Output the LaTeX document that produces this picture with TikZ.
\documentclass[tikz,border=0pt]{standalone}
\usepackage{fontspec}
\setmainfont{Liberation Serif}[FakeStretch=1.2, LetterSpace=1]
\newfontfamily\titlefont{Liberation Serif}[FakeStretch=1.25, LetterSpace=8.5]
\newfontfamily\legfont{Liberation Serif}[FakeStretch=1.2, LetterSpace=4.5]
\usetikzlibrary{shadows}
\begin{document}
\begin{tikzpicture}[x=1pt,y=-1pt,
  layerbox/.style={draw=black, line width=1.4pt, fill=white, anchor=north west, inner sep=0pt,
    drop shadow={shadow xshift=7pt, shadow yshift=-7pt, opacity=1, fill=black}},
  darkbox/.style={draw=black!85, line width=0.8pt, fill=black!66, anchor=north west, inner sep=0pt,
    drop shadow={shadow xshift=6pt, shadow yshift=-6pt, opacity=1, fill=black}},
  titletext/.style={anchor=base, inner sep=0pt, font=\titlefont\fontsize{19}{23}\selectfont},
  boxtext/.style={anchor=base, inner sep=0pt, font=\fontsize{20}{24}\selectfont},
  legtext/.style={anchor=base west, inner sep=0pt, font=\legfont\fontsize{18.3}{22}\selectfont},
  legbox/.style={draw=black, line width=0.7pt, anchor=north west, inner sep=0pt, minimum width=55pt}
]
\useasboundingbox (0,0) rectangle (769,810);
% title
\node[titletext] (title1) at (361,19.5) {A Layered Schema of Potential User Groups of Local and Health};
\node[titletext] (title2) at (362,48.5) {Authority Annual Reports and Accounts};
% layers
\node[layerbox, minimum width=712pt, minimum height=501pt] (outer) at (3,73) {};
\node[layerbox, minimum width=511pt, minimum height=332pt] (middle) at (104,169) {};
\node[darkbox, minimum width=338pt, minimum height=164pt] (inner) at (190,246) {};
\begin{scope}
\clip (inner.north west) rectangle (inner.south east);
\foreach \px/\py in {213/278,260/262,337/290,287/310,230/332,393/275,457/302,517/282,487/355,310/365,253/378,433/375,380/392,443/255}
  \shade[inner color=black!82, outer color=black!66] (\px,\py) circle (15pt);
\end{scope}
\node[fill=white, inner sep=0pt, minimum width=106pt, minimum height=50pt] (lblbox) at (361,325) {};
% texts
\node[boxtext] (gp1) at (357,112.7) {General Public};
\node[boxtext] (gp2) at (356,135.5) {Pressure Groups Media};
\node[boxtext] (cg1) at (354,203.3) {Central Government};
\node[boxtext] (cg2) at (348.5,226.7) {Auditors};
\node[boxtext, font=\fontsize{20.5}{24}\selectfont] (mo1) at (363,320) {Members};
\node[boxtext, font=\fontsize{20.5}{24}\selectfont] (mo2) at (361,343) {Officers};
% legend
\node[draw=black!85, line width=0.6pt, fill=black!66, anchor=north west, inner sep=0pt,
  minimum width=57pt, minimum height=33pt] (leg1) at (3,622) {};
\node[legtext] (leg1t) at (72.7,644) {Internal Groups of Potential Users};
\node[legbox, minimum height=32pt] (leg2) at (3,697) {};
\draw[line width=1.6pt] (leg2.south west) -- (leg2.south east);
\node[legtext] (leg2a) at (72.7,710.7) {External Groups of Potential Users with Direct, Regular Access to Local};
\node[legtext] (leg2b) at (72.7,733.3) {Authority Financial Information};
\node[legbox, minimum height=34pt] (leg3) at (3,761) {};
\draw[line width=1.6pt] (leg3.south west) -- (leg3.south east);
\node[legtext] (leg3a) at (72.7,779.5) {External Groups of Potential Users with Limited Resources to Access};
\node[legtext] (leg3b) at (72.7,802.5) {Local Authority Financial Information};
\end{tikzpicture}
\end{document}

━━━━

* [TO BE DONE] Extract the full listing above without altering anything.

* [RESPONSE]
Output the LaTeX document that produces this picture with TikZ.
\documentclass[tikz,border=0pt]{standalone}
\usepackage{fontspec}
\setmainfont{Liberation Serif}[FakeStretch=1.2, LetterSpace=1]
\newfontfamily\titlefont{Liberation Serif}[FakeStretch=1.25, LetterSpace=8.5]
\newfontfamily\legfont{Liberation Serif}[FakeStretch=1.2, LetterSpace=4.5]
\usetikzlibrary{shadows}
\begin{document}
\begin{tikzpicture}[x=1pt,y=-1pt,
  layerbox/.style={draw=black, line width=1.4pt, fill=white, anchor=north west, inner sep=0pt,
    drop shadow={shadow xshift=7pt, shadow yshift=-7pt, opacity=1, fill=black}},
  darkbox/.style={draw=black!85, line width=0.8pt, fill=black!66, anchor=north west, inner sep=0pt,
    drop shadow={shadow xshift=6pt, shadow yshift=-6pt, opacity=1, fill=black}},
  titletext/.style={anchor=base, inner sep=0pt, font=\titlefont\fontsize{19}{23}\selectfont},
  boxtext/.style={anchor=base, inner sep=0pt, font=\fontsize{20}{24}\selectfont},
  legtext/.style={anchor=base west, inner sep=0pt, font=\legfont\fontsize{18.3}{22}\selectfont},
  legbox/.style={draw=black, line width=0.7pt, anchor=north west, inner sep=0pt, minimum width=55pt}
]
\useasboundingbox (0,0) rectangle (769,810);
% title
\node[titletext] (title1) at (361,19.5) {A Layered Schema of Potential User Groups of Local and Health};
\node[titletext] (title2) at (362,48.5) {Authority Annual Reports and Accounts};
% layers
\node[layerbox, minimum width=712pt, minimum height=501pt] (outer) at (3,73) {};
\node[layerbox, minimum width=511pt, minimum height=332pt] (middle) at (104,169) {};
\node[darkbox, minimum width=338pt, minimum height=164pt] (inner) at (190,246) {};
\begin{scope}
\clip (inner.north west) rectangle (inner.south east);
\foreach \px/\py in {213/278,260/262,337/290,287/310,230/332,393/275,457/302,517/282,487/355,310/365,253/378,433/375,380/392,443/255}
  \shade[inner color=black!82, outer color=black!66] (\px,\py) circle (15pt);
\end{scope}
\node[fill=white, inner sep=0pt, minimum width=106pt, minimum height=50pt] (lblbox) at (361,325) {};
% texts
\node[boxtext] (gp1) at (357,112.7) {General Public};
\node[boxtext] (gp2) at (356,135.5) {Pressure Groups Media};
\node[boxtext] (cg1) at (354,203.3) {Central Government};
\node[boxtext] (cg2) at (348.5,226.7) {Auditors};
\node[boxtext, font=\fontsize{20.5}{24}\selectfont] (mo1) at (363,320) {Members};
\node[boxtext, font=\fontsize{20.5}{24}\selectfont] (mo2) at (361,343) {Officers};
% legend
\node[draw=black!85, line width=0.6pt, fill=black!66, anchor=north west, inner sep=0pt,
  minimum width=57pt, minimum height=33pt] (leg1) at (3,622) {};
\node[legtext] (leg1t) at (72.7,644) {Internal Groups of Potential Users};
\node[legbox, minimum height=32pt] (leg2) at (3,697) {};
\draw[line width=1.6pt] (leg2.south west) -- (leg2.south east);
\node[legtext] (leg2a) at (72.7,710.7) {External Groups of Potential Users with Direct, Regular Access to Local};
\node[legtext] (leg2b) at (72.7,733.3) {Authority Financial Information};
\node[legbox, minimum height=34pt] (leg3) at (3,761) {};
\draw[line width=1.6pt] (leg3.south west) -- (leg3.south east);
\node[legtext] (leg3a) at (72.7,779.5) {External Groups of Potential Users with Limited Resources to Access};
\node[legtext] (leg3b) at (72.7,802.5) {Local Authority Financial Information};
\end{tikzpicture}
\end{document}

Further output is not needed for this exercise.